Wang, ZX; Wang, GZ; Guo, XH; Hu, JY; Dai, MH (2022). Reconstruction of High-Resolution Sea Surface Salinity over 2003-2020 in the South China Sea Using the Machine Learning Algorithm LightGBM Model. REMOTE SENSING, 14(23), 6147.

Abstract
Salinity, as one of the essential physical properties of seawater, is a common tracer differentiating water masses in the ocean, which often require relatively high-resolution datasets. Limited by the coverage of direct observations, however, high-resolution spatial and temporal salinity data are not always available, which hinders the fine application of salinity data in discerning ocean processes and improved modeling of ocean physics and biogeochemistry. To supplement the salinity database, we reconstructed sea surface salinity (SSS) with reasonably high spatial resolution (0.05 degrees x 0.05 degrees) over 2003-2020 in the South China Sea (SCS) with a machine learning algorithm based on a combination of MODIS-Aqua remote sensing data and a large cruise observation-based dataset.

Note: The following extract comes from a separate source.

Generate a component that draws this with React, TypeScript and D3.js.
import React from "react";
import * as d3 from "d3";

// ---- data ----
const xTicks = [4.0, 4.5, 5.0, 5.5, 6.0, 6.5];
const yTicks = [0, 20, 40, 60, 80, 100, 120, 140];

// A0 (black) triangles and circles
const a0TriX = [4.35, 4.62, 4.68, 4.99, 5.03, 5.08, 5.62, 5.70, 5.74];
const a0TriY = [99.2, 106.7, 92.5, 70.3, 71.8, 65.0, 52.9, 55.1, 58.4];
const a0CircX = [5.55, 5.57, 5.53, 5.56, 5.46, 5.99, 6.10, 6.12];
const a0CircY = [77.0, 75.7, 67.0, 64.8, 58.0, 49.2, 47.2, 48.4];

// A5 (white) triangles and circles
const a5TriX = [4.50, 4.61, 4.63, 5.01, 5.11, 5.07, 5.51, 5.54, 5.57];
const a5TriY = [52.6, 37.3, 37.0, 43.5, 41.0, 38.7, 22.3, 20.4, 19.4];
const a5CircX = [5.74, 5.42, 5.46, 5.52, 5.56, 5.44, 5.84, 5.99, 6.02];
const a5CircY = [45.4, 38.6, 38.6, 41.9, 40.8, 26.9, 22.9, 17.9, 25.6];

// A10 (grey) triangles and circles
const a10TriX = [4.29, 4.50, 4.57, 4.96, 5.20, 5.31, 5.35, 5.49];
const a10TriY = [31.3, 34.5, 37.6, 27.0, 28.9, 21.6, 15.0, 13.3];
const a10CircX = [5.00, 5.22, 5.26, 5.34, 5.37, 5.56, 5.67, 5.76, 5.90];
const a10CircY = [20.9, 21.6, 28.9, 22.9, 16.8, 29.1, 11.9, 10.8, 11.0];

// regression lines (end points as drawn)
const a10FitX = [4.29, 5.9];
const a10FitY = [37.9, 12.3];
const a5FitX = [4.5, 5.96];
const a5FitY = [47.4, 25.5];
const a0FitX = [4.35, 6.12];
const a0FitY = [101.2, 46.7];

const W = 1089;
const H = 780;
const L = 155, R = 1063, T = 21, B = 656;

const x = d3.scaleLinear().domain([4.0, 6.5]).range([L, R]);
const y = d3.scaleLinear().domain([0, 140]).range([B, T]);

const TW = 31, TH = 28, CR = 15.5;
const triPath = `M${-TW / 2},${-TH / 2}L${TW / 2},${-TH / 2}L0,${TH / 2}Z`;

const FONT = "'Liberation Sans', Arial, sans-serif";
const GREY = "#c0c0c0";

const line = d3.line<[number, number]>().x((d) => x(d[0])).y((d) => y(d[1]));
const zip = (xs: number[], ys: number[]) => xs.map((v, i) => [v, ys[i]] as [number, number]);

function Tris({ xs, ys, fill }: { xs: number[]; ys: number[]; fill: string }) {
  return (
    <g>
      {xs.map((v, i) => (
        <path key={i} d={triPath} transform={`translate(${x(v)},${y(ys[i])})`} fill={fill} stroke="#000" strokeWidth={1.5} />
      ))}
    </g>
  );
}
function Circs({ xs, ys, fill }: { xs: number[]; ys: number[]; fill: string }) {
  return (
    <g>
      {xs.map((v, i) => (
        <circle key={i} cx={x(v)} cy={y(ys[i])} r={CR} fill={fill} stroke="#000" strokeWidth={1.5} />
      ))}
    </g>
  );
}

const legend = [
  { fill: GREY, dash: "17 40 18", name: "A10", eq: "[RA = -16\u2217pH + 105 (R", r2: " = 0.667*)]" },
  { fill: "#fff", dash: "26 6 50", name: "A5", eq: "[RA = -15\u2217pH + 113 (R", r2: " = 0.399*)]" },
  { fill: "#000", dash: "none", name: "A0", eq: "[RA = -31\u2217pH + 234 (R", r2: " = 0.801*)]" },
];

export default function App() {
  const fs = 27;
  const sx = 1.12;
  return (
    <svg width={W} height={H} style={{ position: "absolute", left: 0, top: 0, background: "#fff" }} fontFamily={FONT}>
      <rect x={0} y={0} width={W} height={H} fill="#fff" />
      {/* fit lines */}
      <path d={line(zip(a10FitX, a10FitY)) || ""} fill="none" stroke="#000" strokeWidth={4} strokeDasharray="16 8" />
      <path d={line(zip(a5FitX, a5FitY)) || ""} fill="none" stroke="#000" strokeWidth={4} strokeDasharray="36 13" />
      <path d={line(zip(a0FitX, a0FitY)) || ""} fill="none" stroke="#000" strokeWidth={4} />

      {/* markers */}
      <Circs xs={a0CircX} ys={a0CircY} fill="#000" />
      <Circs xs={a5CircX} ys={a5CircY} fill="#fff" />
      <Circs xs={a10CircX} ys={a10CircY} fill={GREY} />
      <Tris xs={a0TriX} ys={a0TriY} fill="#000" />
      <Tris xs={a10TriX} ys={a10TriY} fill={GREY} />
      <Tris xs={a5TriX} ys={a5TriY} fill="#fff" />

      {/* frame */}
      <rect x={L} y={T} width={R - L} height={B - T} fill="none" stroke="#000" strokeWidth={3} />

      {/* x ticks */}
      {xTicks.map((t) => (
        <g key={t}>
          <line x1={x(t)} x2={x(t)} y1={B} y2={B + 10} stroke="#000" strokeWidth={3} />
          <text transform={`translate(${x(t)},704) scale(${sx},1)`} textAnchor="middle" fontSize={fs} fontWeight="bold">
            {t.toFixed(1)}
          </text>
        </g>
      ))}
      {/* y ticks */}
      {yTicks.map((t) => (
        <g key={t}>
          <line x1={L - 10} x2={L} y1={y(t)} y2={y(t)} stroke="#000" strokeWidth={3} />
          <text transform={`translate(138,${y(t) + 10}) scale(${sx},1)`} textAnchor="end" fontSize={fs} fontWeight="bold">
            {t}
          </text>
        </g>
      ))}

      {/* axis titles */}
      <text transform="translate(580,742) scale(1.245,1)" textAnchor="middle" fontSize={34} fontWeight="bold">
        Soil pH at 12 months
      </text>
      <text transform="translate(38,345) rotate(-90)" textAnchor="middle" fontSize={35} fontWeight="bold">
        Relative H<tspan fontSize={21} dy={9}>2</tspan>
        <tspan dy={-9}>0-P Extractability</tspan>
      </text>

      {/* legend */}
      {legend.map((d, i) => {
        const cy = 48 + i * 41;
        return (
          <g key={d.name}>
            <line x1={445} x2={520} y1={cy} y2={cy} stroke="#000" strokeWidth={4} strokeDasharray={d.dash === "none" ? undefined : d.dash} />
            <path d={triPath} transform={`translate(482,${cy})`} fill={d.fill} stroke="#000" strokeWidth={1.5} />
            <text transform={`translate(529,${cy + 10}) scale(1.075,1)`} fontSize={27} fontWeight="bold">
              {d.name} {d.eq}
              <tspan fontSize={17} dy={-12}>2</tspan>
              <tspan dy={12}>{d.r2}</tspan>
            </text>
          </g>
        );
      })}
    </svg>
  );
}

The reconstructed SSS has a mean absolute error (MAE) of 0.2 when compared with our underway observations with a corresponding root mean square error (RMSE) of 0.3. The MAE between station-based observations and our reconstruction was 0.5, and the RMSE was 0.7. These validations strongly suggest that our reconstruction is highly adequate, representing at most a quarter of the identified discrepancies compared to the remote sensing SSS or two other prevalent model-derived datasets. Based on our reconstruction, the SSS in the SCS is relatively low in coastal waters, but high in the ocean basin, with a seasonal pattern with a minimum in the summer and a maximum in the winter. This spatio-temporal distribution is well consistent with the observations and is affected by the Pearl River plume, sea surface circulation, and precipitation. Using our reconstructed SSS, we were able to successfully characterize the spreading of the Pearl River and Mekong River plumes and the intrusion of the Kuroshio Current from the Pacific Ocean into the SCS.

DOI:
10.3390/rs14236147

ISSN:
2072-4292